Wednesday, September 28, 2011

Faking it or making it

One of the biggest compliments that I have received as a parent is one from a young colleague and friend of Mark. She has visited us and stayed a couple of times so she has seen the ins and outs of us dealing with parenthood. She says "you guys make it seem so easy". She visited when Zoe was less than three weeks old and she took me aside telling me I looked great and that she was so impressed with how we dealt with things. I broke down in front of her, sobbing (as one does 3 weeks postpartum) and told her that breast feeding was hell and I felt like a bad mother for not being able to nurse my newborn. She hugged me and said if I haven't admitted how hard things really were she would have thought there was something seriously wrong with me. So since then the compliment that keeps me going is her genuine statement that we make it look easy to have a baby.

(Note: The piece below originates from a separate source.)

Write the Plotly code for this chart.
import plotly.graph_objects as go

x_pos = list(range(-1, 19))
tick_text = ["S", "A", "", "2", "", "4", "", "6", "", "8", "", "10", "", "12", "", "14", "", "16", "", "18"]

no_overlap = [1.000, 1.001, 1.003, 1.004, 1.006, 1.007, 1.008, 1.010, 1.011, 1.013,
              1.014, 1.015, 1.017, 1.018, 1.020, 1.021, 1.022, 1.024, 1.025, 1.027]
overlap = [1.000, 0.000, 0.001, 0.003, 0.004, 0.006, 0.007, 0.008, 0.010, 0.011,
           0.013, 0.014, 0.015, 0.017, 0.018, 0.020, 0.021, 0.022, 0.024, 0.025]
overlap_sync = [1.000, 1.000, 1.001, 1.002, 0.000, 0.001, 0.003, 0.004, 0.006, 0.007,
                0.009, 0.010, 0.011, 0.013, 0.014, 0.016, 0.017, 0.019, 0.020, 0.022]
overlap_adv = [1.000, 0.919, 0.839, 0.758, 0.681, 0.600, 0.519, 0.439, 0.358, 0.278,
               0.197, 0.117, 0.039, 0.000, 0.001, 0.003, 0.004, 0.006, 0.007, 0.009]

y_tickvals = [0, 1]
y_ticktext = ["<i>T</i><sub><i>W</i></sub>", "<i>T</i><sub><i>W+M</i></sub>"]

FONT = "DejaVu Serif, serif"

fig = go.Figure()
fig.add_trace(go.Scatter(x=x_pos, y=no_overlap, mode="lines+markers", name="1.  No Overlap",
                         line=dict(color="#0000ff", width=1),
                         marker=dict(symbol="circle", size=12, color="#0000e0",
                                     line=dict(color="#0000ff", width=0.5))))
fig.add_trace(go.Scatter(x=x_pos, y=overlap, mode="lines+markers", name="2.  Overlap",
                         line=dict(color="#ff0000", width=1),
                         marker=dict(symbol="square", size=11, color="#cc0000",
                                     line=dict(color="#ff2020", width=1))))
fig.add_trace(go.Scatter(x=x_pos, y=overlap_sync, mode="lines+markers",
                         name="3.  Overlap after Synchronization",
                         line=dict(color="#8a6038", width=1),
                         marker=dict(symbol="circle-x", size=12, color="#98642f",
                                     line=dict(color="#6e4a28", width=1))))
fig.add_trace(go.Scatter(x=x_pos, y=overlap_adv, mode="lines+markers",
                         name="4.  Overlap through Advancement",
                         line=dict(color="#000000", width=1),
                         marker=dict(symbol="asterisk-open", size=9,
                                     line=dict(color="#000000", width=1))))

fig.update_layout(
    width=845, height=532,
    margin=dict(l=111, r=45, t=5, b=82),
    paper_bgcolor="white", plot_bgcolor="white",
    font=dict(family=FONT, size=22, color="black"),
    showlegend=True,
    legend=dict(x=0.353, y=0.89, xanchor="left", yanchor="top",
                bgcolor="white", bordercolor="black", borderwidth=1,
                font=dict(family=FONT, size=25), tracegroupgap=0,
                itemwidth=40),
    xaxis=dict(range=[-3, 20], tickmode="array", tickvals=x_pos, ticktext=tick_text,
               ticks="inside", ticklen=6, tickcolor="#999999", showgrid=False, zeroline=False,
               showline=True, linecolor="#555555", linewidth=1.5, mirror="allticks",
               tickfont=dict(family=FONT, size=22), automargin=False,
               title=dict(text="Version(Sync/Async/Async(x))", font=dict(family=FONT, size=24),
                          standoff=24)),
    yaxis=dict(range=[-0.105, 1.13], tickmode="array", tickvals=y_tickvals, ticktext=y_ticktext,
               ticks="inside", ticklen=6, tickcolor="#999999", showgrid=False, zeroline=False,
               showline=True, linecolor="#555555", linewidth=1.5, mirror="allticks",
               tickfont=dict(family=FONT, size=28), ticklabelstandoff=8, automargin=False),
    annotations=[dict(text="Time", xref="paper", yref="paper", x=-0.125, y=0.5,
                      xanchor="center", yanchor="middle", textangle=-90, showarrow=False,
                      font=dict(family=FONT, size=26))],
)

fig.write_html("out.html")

This compliment was the one I was thinking about as I stood with Zoe in Cafe Nero, having placed her sitting on a high stool, dangling her little legs in the air (obviously holding on to her), while feeding her yogurt and drinking a cappuccino myself. The mother and daughter behind me peeked, especially the daughter, seemingly around 14, kept turning her head towards Zoe in that sweet 'I love babies' way that only girls who want an extra little sibling can do. And right that moment having a calm, cute, babbling 16 month old who gulped down yogurt from a bar stool in one of London's SoHo cafe's definitely was the easiest and most wonderful thing in the whole world. What the 14 year old and our friend couldn't see and didn't know was that 10 minutes prior Zoe had screamed hysterically in her stroller trying to fight her way out because she had rejected her lunch and was now really hungry but I had fed her my last cracker. All while I frantically looked for a place for a snack that was not a pub and not a restaurant.

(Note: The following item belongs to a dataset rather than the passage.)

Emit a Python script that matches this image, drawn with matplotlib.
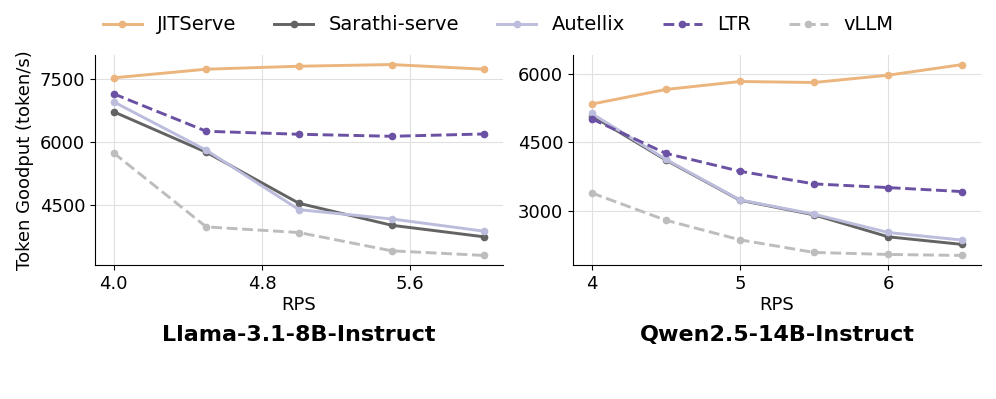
import numpy as np
import matplotlib.pyplot as plt

# request rates for the two models
rps_llama = [4.0, 4.5, 5.0, 5.5, 6.0]
rps_qwen = [4.0, 4.5, 5.0, 5.5, 6.0, 6.5]

# token goodput (token/s), Llama-3.1-8B-Instruct
llama_jitserve = [7524, 7729, 7800, 7840, 7729]
llama_sarathi = [6718, 5755, 4540, 4018, 3742]
llama_autellix = [6955, 5803, 4389, 4168, 3876]
llama_ltr = [7145, 6253, 6182, 6134, 6189]
llama_vllm = [5739, 3979, 3845, 3410, 3300]

# token goodput (token/s), Qwen2.5-14B-Instruct
qwen_jitserve = [5341, 5663, 5839, 5817, 5978, 6212]
qwen_sarathi = [5090, 4112, 3227, 2905, 2422, 2254]
qwen_autellix = [5137, 4127, 3234, 2920, 2517, 2349]
qwen_ltr = [5020, 4259, 3864, 3586, 3505, 3417]
qwen_vllm = [3388, 2788, 2356, 2078, 2034, 2012]

names = ["JITServe", "Sarathi-serve", "Autellix", "LTR", "vLLM"]
colors = ["#EBB57D", "#636363", "#BCBDDC", "#6A51A3", "#BDBDBD"]
styles = ["-", "-", "-", "--", "--"]

fig = plt.figure(figsize=(9.96, 3.99), dpi=100)
ax1 = fig.add_axes([95/996, 1-265/399, 408/996, 210/399])
ax2 = fig.add_axes([573/996, 1-265/399, 408/996, 210/399])

panels = [
    (ax1, rps_llama, [llama_jitserve, llama_sarathi, llama_autellix, llama_ltr, llama_vllm],
     "Llama-3.1-8B-Instruct", [4.0, 4.8, 5.6], ["4.0", "4.8", "5.6"], [4500, 6000, 7500]),
    (ax2, rps_qwen, [qwen_jitserve, qwen_sarathi, qwen_autellix, qwen_ltr, qwen_vllm],
     "Qwen2.5-14B-Instruct", [4, 5, 6], ["4", "5", "6"], [3000, 4500, 6000]),
]

for ax, x, series, title, xt, xtl, yt in panels:
    for ys, name, c, ls in zip(series, names, colors, styles):
        ax.plot(x, ys, linestyle=ls, color=c, marker="o", markersize=4.5,
                linewidth=2.1, label=name)
    ax.set_xticks(xt)
    ax.set_xticklabels(xtl)
    ax.set_yticks(yt)
    ax.tick_params(labelsize=13)
    ax.grid(True, color="#e0e0e0", linewidth=0.8)
    ax.set_axisbelow(True)
    ax.spines["top"].set_visible(False)
    ax.spines["right"].set_visible(False)
    ax.set_xlabel("RPS", fontsize=13, labelpad=2)
    ax.set_title(title, fontsize=16, fontweight="bold", y=-0.40)

ax1.set_ylabel("Token Goodput (token/s)", fontsize=13)

handles, labels = ax1.get_legend_handles_labels()
fig.legend(handles, labels, loc="center", bbox_to_anchor=(0.5, 1-25/399),
           ncol=5, frameon=False, fontsize=14, handlelength=2, columnspacing=1.95)

fig.savefig("out.png", dpi=100)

And what they would never know was that 10 minutes later, I would have to run over to BabyGap to get a new pair of pants for Zoe because she, for the second time that day, had managed to pee through her diaper, soaking first her original pants, then the spare pants I always carried with me. What they wouldn't witness was my struggle to get said pants on Zoe in the world's tiniest bathroom after carrying her down a spiral staircase, leaving the stroller upstairs praying it would still be there when we returned. Yes, it does look easy, especially when you see only fragments of everyday life. But I still dwell in the compliment that we make things seem easy, even if they aren't always.